▶ [Task to complete] Look through the data below and output, unchanged, every line from the one holding "What Apache ECharts" through the one holding "xValues.map(function (x, i)", inclusive. Skip the pictures.

▶ [The records]
________________________________________

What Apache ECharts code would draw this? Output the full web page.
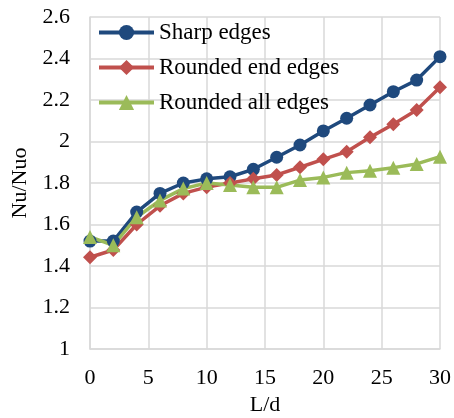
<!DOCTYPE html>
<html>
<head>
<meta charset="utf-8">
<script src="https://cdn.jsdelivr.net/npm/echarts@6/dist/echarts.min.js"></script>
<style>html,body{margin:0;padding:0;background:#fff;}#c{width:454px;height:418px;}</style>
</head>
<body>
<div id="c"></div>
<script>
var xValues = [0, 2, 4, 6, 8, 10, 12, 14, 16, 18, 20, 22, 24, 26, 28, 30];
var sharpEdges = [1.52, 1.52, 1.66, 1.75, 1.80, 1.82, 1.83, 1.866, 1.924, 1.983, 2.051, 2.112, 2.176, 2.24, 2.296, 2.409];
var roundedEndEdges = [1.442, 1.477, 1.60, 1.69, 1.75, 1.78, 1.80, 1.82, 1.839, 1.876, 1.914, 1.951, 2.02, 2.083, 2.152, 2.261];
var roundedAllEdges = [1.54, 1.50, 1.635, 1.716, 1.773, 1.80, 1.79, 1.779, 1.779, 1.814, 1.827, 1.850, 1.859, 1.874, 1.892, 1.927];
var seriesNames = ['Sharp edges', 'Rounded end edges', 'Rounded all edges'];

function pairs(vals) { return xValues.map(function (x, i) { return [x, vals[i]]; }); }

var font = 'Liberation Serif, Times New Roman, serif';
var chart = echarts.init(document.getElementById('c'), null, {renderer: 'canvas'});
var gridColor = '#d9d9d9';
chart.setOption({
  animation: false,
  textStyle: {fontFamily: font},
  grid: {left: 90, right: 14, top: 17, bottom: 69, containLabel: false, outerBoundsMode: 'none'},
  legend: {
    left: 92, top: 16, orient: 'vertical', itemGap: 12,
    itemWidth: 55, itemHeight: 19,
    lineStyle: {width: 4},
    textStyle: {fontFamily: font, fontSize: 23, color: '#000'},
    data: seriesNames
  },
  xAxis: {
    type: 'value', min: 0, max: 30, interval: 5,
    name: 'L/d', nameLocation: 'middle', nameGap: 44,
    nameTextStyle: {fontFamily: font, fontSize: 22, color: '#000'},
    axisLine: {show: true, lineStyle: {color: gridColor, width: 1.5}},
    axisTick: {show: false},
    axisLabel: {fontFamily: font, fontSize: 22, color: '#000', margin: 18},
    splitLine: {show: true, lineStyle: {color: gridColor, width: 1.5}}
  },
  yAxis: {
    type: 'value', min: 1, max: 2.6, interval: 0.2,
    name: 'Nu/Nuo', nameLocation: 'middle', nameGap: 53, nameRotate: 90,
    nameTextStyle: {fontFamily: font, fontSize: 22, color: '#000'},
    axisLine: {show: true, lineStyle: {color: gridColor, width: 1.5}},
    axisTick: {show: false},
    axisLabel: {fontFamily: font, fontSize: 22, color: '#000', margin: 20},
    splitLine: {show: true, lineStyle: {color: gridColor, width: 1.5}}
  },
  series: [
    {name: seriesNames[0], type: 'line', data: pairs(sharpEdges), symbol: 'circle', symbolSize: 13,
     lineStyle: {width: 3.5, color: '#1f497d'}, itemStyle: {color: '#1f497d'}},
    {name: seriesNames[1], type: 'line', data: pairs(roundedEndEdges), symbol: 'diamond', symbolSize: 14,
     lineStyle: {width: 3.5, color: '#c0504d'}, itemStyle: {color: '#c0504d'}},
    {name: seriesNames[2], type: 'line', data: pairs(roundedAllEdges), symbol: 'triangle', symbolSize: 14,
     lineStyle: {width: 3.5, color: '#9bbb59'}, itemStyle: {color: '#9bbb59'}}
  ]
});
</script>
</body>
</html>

________________________________________

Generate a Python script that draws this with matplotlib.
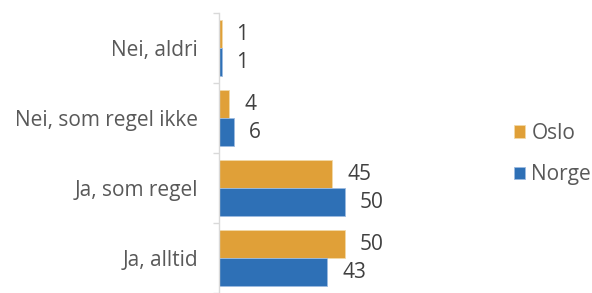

________________________________________

▶ [Finished task]
What Apache ECharts code would draw this? Output the full web page.
<!DOCTYPE html>
<html>
<head>
<meta charset="utf-8">
<script src="https://cdn.jsdelivr.net/npm/echarts@6/dist/echarts.min.js"></script>
<style>html,body{margin:0;padding:0;background:#fff;}#c{width:454px;height:418px;}</style>
</head>
<body>
<div id="c"></div>
<script>
var xValues = [0, 2, 4, 6, 8, 10, 12, 14, 16, 18, 20, 22, 24, 26, 28, 30];
var sharpEdges = [1.52, 1.52, 1.66, 1.75, 1.80, 1.82, 1.83, 1.866, 1.924, 1.983, 2.051, 2.112, 2.176, 2.24, 2.296, 2.409];
var roundedEndEdges = [1.442, 1.477, 1.60, 1.69, 1.75, 1.78, 1.80, 1.82, 1.839, 1.876, 1.914, 1.951, 2.02, 2.083, 2.152, 2.261];
var roundedAllEdges = [1.54, 1.50, 1.635, 1.716, 1.773, 1.80, 1.79, 1.779, 1.779, 1.814, 1.827, 1.850, 1.859, 1.874, 1.892, 1.927];
var seriesNames = ['Sharp edges', 'Rounded end edges', 'Rounded all edges'];

function pairs(vals) { return xValues.map(function (x, i) { return [x, vals[i]]; }); }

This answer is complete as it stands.